2012年4月16日星期一

Aging transit systems grapple with repair backlog

Driven by high gas prices and an uncertain economy, Americans are turning to trains and buses to get around in greater numbers than ever before. But the aging transit systems they're riding face an $80 billion maintenance backlog that jeopardizes service just when it's most in demand.

The boost in ridership comes as pain at the gas pump and the sluggish economic recovery combine with a migration of young adults to cities and new technology that makes transit faster and friendlier than in the past. The number of transit trips over a 12-month period will likely set a new record later this month or next, say Federal Transit Administration officials. The current peak is 10.3 billion trips over a year, set in December 2008.

But decades of deferred repairs and modernization projects also have many transit agencies scrambling to keep trains and buses in operation. The transit administration estimated in 2010 that it would take $78 billion to get transit systems into shape, and officials say the backlog has grown since then. In some places, workers search the Internet for spare parts that are no longer manufactured. In others, trains operate using equipment designed, literally, in the horse-and-buggy era.

In Philadelphia, for example, commuters ride trains over rusty steel bridges, some of them dating back to the 19th century. The Southeastern Pennsylvania Transportation Authority - which operates subway, trolley, bus and commuter rail systems - is responsible for 346 bridges that are on average 80 years old. Officials said they may be forced to slow trains or even stop them from crossing one bridge that's 1,000 feet long and 90 feet above the ground if it deteriorates further, leaving stations on the other side without service.

A key power substation relies on electrical equipment manufactured in 1926. There's no hope for acquiring spare parts, so workers try to open the boxes housing the equipment as infrequently as possible to prevent damage from exposure to the environment.

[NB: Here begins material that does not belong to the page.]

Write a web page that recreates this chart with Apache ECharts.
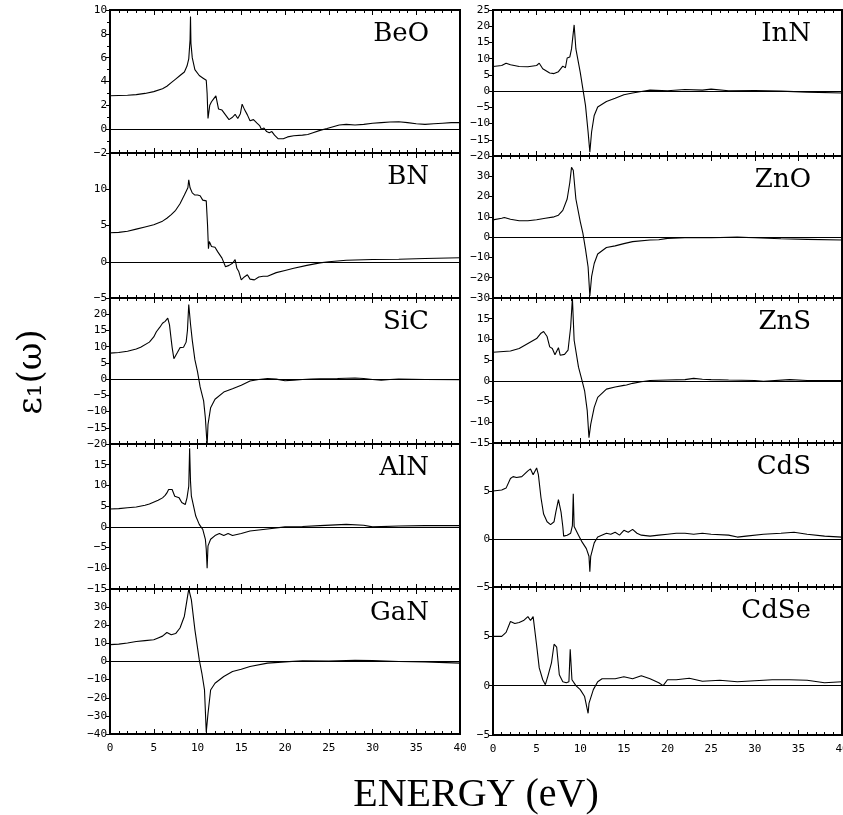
<!DOCTYPE html>
<html><head><meta charset="utf-8">
<script src="https://cdn.jsdelivr.net/npm/echarts@6/dist/echarts.min.js"></script>
<style>html,body{margin:0;padding:0;background:#fff}#c{width:843px;height:815px}</style>
</head><body><div id="c"></div>
<script>
// ---- data: [energy (eV), epsilon_1] ----
const BeO = [[0,2.8],[2,2.85],[3,2.9],[4,3.0],[5,3.15],[6,3.4],[6.5,3.6],[7,3.9],[7.5,4.2],[8,4.5],[8.5,4.8],[8.8,5.3],[9.0,5.9],[9.15,7.5],[9.2,9.45],[9.25,7.2],[9.4,6.0],[9.7,5.0],[10.2,4.5],[10.6,4.3],[11.0,4.1],[11.1,3.0],[11.2,0.9],[11.4,2.0],[11.6,2.3],[11.8,2.5],[12.1,2.8],[12.4,1.7],[12.8,1.6],[13.2,1.2],[13.6,0.8],[14.0,1.0],[14.3,1.25],[14.6,0.9],[14.9,1.3],[15.0,1.7],[15.1,2.1],[15.4,1.6],[15.7,1.2],[16.0,0.7],[16.4,0.8],[16.8,0.5],[17.1,0.3],[17.3,0],[17.6,0.1],[17.9,-0.2],[18.2,-0.3],[18.5,-0.2],[18.8,-0.5],[19.2,-0.8],[19.8,-0.8],[20.3,-0.65],[21.0,-0.55],[22.0,-0.5],[22.6,-0.45],[23.2,-0.3],[24.0,-0.1],[24.8,0.05],[25.5,0.2],[26.2,0.35],[27.0,0.4],[28.0,0.35],[29.0,0.4],[30.0,0.5],[31.0,0.55],[32.0,0.6],[33.0,0.62],[34.0,0.55],[35.0,0.45],[36.0,0.4],[37.0,0.45],[38.0,0.5],[39.0,0.55],[40.0,0.55]];
const BN = [[0,4.0],[1,4.05],[2,4.2],[3,4.5],[4,4.8],[5,5.1],[6,5.6],[6.5,6.0],[7,6.5],[7.5,7.1],[8,8.0],[8.5,9.2],[8.9,10.2],[9.0,11.3],[9.15,10.2],[9.4,9.5],[9.7,9.2],[10.0,9.2],[10.3,9.1],[10.6,8.5],[10.8,8.6],[11.0,8.4],[11.15,5.0],[11.25,1.8],[11.35,2.8],[11.6,2.1],[12.0,2.0],[12.3,1.4],[12.8,0.5],[13.2,-0.7],[13.6,-0.5],[14.0,-0.2],[14.3,0.3],[14.5,-0.9],[14.7,-1.3],[15.0,-2.5],[15.35,-2.1],[15.7,-1.8],[16.0,-2.4],[16.5,-2.5],[17.0,-2.1],[17.5,-2.0],[18.0,-2.0],[19.0,-1.5],[20.0,-1.2],[21.0,-0.9],[22.5,-0.5],[24.0,-0.15],[25.0,0],[27.0,0.2],[28.0,0.25],[30.0,0.3],[33.0,0.35],[36.0,0.45],[40.0,0.55]];
const SiC = [[0,8.0],[1,8.2],[2,8.6],[3,9.3],[3.5,9.8],[4.5,11.4],[5.0,13.0],[5.3,14.6],[5.7,16.0],[6.0,17.2],[6.3,17.8],[6.6,18.8],[6.8,16.7],[7.0,12.0],[7.1,9.8],[7.3,6.3],[7.7,8.2],[8.0,9.7],[8.4,9.8],[8.7,11.4],[8.85,15.0],[9.0,23.0],[9.2,17.0],[9.4,12.0],[9.7,6.0],[10.0,2.3],[10.3,-2.4],[10.7,-6.7],[10.9,-12.0],[11.1,-20.5],[11.2,-14.0],[11.5,-8.8],[12.0,-6.2],[13.0,-4.0],[14.0,-3.0],[15.0,-1.9],[16.0,-0.6],[17.0,-0.1],[18.0,0.2],[19.0,0],[20.0,-0.5],[21.0,-0.3],[22,-0.1],[23.0,0],[24,0.1],[26.0,0.2],[28.0,0.35],[29,0.2],[30.0,-0.1],[31.0,-0.3],[32,-0.1],[33.0,0],[36.0,-0.1],[40.0,-0.2]];
const AlN = [[0,4.3],[1,4.4],[2,4.6],[3,4.8],[4,5.2],[4.5,5.5],[5.5,6.4],[6.0,7.0],[6.3,7.6],[6.5,8.2],[6.7,9.0],[7.1,9.0],[7.4,7.4],[7.9,7.0],[8.2,5.9],[8.6,5.4],[8.8,7.0],[9.0,9.8],[9.1,19.0],[9.2,11.0],[9.3,7.4],[9.8,2.6],[10.2,0.6],[10.6,-0.6],[10.9,-3.0],[11.0,-5.4],[11.1,-10.0],[11.2,-4.6],[11.5,-3.0],[12.0,-2.1],[12.5,-1.6],[13.0,-2.1],[13.5,-1.6],[14.0,-2.1],[15.0,-1.6],[16.0,-1.0],[18.0,-0.5],[20.0,0],[22,0.1],[24.0,0.3],[27.0,0.6],[29.0,0.4],[30.0,0],[33.0,0.2],[36.0,0.3],[40.0,0.3]];
const GaN = [[0,9.3],[1,9.6],[2,10.2],[3,11.0],[4,11.5],[5,12.0],[5.5,13.0],[6.0,14.0],[6.5,16.0],[7.0,14.8],[7.5,15.4],[8.0,18.5],[8.5,25.0],[8.8,34.0],[9.0,40.0],[9.3,34.0],[9.7,17.6],[10.2,1.0],[10.5,-6.5],[10.8,-15.7],[11.0,-39.0],[11.2,-28.7],[11.5,-15.7],[12.0,-12.0],[13.0,-8.3],[14.0,-5.5],[15.0,-4.3],[16.0,-2.8],[18.0,-0.9],[20.0,-0.2],[22.0,0.4],[25.0,0.2],[28.0,0.6],[30.0,0.5],[33.0,0],[36.0,-0.2],[40.0,-0.9]];
const InN = [[0,7.6],[1,7.9],[1.5,8.6],[2,8.1],[3,7.6],[4,7.5],[5,7.9],[5.3,8.6],[5.7,6.9],[6.5,5.6],[7.0,5.4],[7.5,6.0],[8.0,7.7],[8.3,7.2],[8.5,10.2],[8.8,10.5],[9.0,13.0],[9.3,20.4],[9.5,13.0],[10.0,5.8],[10.3,0.7],[10.6,-4.4],[10.9,-12.6],[11.1,-18.8],[11.3,-12.6],[11.6,-7.5],[12.0,-4.9],[13.0,-3.2],[14.0,-2.2],[15.0,-1.1],[16.0,-0.6],[17.0,-0.1],[18.0,0.3],[20.0,0.1],[22.0,0.5],[24.0,0.3],[25.0,0.6],[27.0,0.1],[30.0,0.2],[33.0,0],[36.0,-0.3],[40.0,-0.6]];
const ZnO = [[0,8.5],[1,9.3],[1.3,9.7],[2,8.8],[3,8.1],[4,8.1],[5,8.6],[6,9.3],[7,10.0],[7.5,10.8],[8.0,13.2],[8.5,18.8],[8.8,26.8],[9.0,34.4],[9.2,33.0],[9.5,18.8],[10.0,7.7],[10.3,2.0],[10.6,-5.9],[10.9,-14.7],[11.1,-29.0],[11.3,-19.5],[11.6,-13.0],[12.0,-8.3],[13.0,-5.1],[14.0,-4.3],[15.0,-3.2],[16.0,-2.2],[18.0,-1.4],[19.0,-1.3],[20.0,-0.6],[22.0,-0.3],[25.0,-0.3],[28.0,0],[30.0,-0.3],[33.0,-0.8],[36.0,-1.1],[40.0,-1.4]];
const ZnS = [[0,6.9],[2,7.2],[3,7.8],[4,9.0],[5,10.2],[5.5,11.5],[5.8,11.9],[6.2,10.7],[6.5,8.2],[6.8,7.8],[7.1,6.3],[7.5,8.0],[7.7,6.2],[8.2,6.4],[8.6,7.4],[8.9,13.0],[9.1,20.0],[9.3,9.8],[9.8,3.3],[10.2,0.1],[10.5,-2.4],[10.8,-7.2],[11.0,-13.7],[11.2,-10.5],[11.6,-6.4],[12.0,-4.0],[13.0,-2.0],[14.0,-1.5],[15.0,-1.1],[15.2,-0.7],[15.3,-1.0],[16.0,-0.6],[17.0,-0.2],[18.0,0.1],[20.0,0.2],[22.0,0.3],[23.0,0.6],[24.0,0.4],[25.0,0.3],[27.0,0.2],[30.0,0.1],[31.0,-0.1],[34.0,0.3],[36.0,0.1],[40.0,0.1]];
const CdS = [[0,5.0],[1,5.1],[1.5,5.3],[2,6.3],[2.3,6.5],[2.7,6.4],[3.3,6.5],[4.0,7.1],[4.3,7.3],[4.6,6.7],[5.0,7.4],[5.2,6.7],[5.5,4.3],[5.8,2.6],[6.2,1.8],[6.6,1.5],[7.0,1.8],[7.2,2.8],[7.5,4.1],[7.8,2.8],[8.0,1.3],[8.1,0.3],[8.5,0.4],[8.9,0.6],[9.1,1.4],[9.2,4.7],[9.3,1.3],[9.8,0.4],[10.2,-0.3],[10.7,-1.0],[11.0,-1.8],[11.1,-3.4],[11.2,-1.8],[11.6,-0.4],[12.0,0.2],[13.0,0.6],[13.5,0.5],[14.0,0.7],[14.5,0.4],[15.0,0.9],[15.5,0.7],[16.0,1.0],[16.5,0.6],[17.0,0.4],[18.0,0.3],[19.0,0.4],[20.0,0.5],[21.0,0.6],[22.0,0.6],[23.0,0.5],[24.0,0.6],[25.0,0.5],[27.0,0.4],[28.0,0.2],[29.0,0.3],[31.0,0.5],[33.0,0.6],[34.5,0.7],[36.0,0.5],[38.0,0.3],[40.0,0.2]];
const CdSe = [[0,5.0],[1,5.0],[1.5,5.4],[2,6.5],[2.5,6.3],[3,6.4],[3.5,6.6],[4,7.0],[4.3,6.6],[4.6,7.0],[5.0,4.1],[5.3,1.8],[5.7,0.6],[6.0,0.1],[6.3,1.0],[6.7,2.3],[7.0,4.2],[7.3,3.9],[7.6,1.1],[8.0,0.4],[8.4,0.3],[8.7,0.4],[8.85,3.7],[9.05,0.6],[9.5,0],[10.0,-0.4],[10.5,-1.1],[10.9,-2.8],[11.0,-1.8],[11.5,-0.4],[12.0,0.4],[12.5,0.7],[14.0,0.7],[15.0,0.9],[16.0,0.7],[17.0,1.0],[18.0,0.7],[19.0,0.3],[19.5,0],[20.0,0.6],[21.0,0.6],[22.0,0.7],[22.5,0.75],[24.0,0.45],[26.0,0.55],[28.0,0.4],[30.0,0.5],[32.0,0.6],[34.0,0.6],[36.0,0.55],[38.0,0.3],[40.0,0.4]];

const names = ['BeO','BN','SiC','AlN','GaN','InN','ZnO','ZnS','CdS','CdSe'];
const datasets = [BeO,BN,SiC,AlN,GaN,InN,ZnO,ZnS,CdS,CdSe];
const yMin = [-2,-5,-20,-15,-40,-20,-30,-15,-5,-5];
const yMax = [10,15,25,20,40,25,40,20,10,10];
const yStep = [2,5,5,5,10,5,10,5,5,5];
const xTicks = [0,40,5];
const xTitle = 'ENERGY (eV)';

// ---- layout ----
const colLeft = [110, 493];
const colWidth = [350, 349];
const tops = [[10,153,298,444,589],[10,156,298,443,587]];
const bottomY = [734, 735];

const chart = echarts.init(document.getElementById('c'), null, {renderer:'canvas'});
const grids=[], xAxes=[], yAxes=[], series=[], graphics=[];
const tickFont = {color:'#000', fontFamily:'DejaVu Sans Mono', fontSize:11};
names.forEach((nm,i)=>{
  const col = i<5?0:1, row = i%5;
  const top = tops[col][row];
  const bottom = row<4 ? tops[col][row+1] : bottomY[col];
  grids.push({left:colLeft[col], top:top, width:colWidth[col], height:bottom-top,
    containLabel:false, outerBoundsMode:'none',
    show:true, borderColor:'#000', borderWidth:2, backgroundColor:'transparent'});
  const isBottom = row===4;
  const xBase = {gridIndex:i, type:'value', min:xTicks[0], max:xTicks[1], interval:xTicks[2],
    axisLine:{show:true, onZero:false, lineStyle:{color:'#000', width:2}},
    axisTick:{show:true, inside:true, length:5, lineStyle:{color:'#000', width:1}},
    minorTick:{show:true, splitNumber:5, length:3, lineStyle:{color:'#000', width:1}},
    splitLine:{show:false}};
  xAxes.push(Object.assign({}, xBase, {position:'bottom',
    axisLabel:{show:isBottom, margin:9, hideOverlap:false, ...tickFont}}));
  xAxes.push(Object.assign({}, xBase, {position:'top', axisLabel:{show:false}}));
  yAxes.push({gridIndex:i, type:'value', min:yMin[i], max:yMax[i], interval:yStep[i], position:'left',
    axisLine:{show:true, onZero:false, lineStyle:{color:'#000', width:2}},
    axisTick:{show:true, inside:false, length:4, lineStyle:{color:'#000', width:1}},
    minorTick:{show: yStep[i]===2, splitNumber:2, length:3, lineStyle:{color:'#000', width:1}},
    splitLine:{show:false},
    axisLabel:{show:true, margin:3, showMaxLabel: row===0, showMinLabel:true, hideOverlap:false,
      formatter: v => String(v).replace('-', '\u2212'), ...tickFont}});
  series.push({type:'line', xAxisIndex:2*i, yAxisIndex:i, data:datasets[i],
    showSymbol:false, symbol:'none', animation:false, clip:true,
    lineStyle:{color:'#000', width:1.1},
    markLine:{silent:true, symbol:'none', animation:false, label:{show:false},
      lineStyle:{color:'#000', width:1, type:'solid'}, data:[{yAxis:0}]}});
  graphics.push({type:'text', x:colLeft[col]+colWidth[col]-31, y:top+24,
    style:{text:nm, fill:'#000', font:'26px "DejaVu Serif"', textAlign:'right', textVerticalAlign:'middle'}});
});
graphics.push({type:'text', x:476, y:795,
  style:{text:xTitle, fill:'#000', font:'40px "Liberation Serif"', textAlign:'center', textVerticalAlign:'middle'}});
graphics.push({type:'text', x:32, y:372, rotation:Math.PI/2,
  style:{text:'\u03b5\u2081(\u03c9)', fill:'#000', font:'34px "DejaVu Serif"', textAlign:'center', textVerticalAlign:'middle'}});

chart.setOption({animation:false, backgroundColor:'#fff', grid:grids, xAxis:xAxes, yAxis:yAxes, series:series, graphic:graphics});
</script></body></html>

"We're operating on a prayer on that line," Joseph Casey, the transportation authority's general manager, said in an interview. "If that fails, half of our commuter rail system would shut down." The system carries 125,000 passengers on weekdays.

The transportation authority doesn't have enough money to replace the bridges or outdated electrical equipment, Casey said. In recent years, the authority has spent $600 million on renovating elevated portions of a subway line that dates back to 1905, and $100 million to install a federally required rail safety system. Another $327 million was spent on new rail cars to replace 72 cars built in 1964. Some of the older cars - nearly 40 of which are still in service - are in such disrepair that passengers get soaked from leaks when it rains.

And yet passengers made 334 million trips on the transit system last year, the most in 22 years, despite a 9 percent fare hike. So far this year, ridership is up 3 percent, Casey said.

San Francisco's subway system, Bay Area Rapid Transit, faces many similar problems. Opened in 1972, BART was at that time the most automated subway system in the nation. But circuit boards and other electronic components for 449 original train cars - out of the system's total of 669 cars - are now 40 years old, no longer manufactured and often impossible to replace.

BART employees regularly scour eBay and other websites in search of after-market dealers who might stock the parts, said Tamar Allen, manager of BART's mechanical operations. When they find a dealer, they buy every useable part until "the well runs dry," she said.

And that's still not enough. Some cars have been cannibalized for parts in order to keep other cars working. Cars whose parts have been removed are still in use, but only when they can be sandwiched between other cars, Allen said. In some cases, employees have re-engineered parts when no replacements could be found, but it's a difficult process because there is no margin for error, she said.

BART plans to buy 775 new cars by 2023 at an estimated cost of $3.2 billion, but so far the agency has identified only about a third of the money - enough for the first phase of 200 cars, James Allison, a BART spokesman, said. Where will the rest come from? "We're working on that," he said.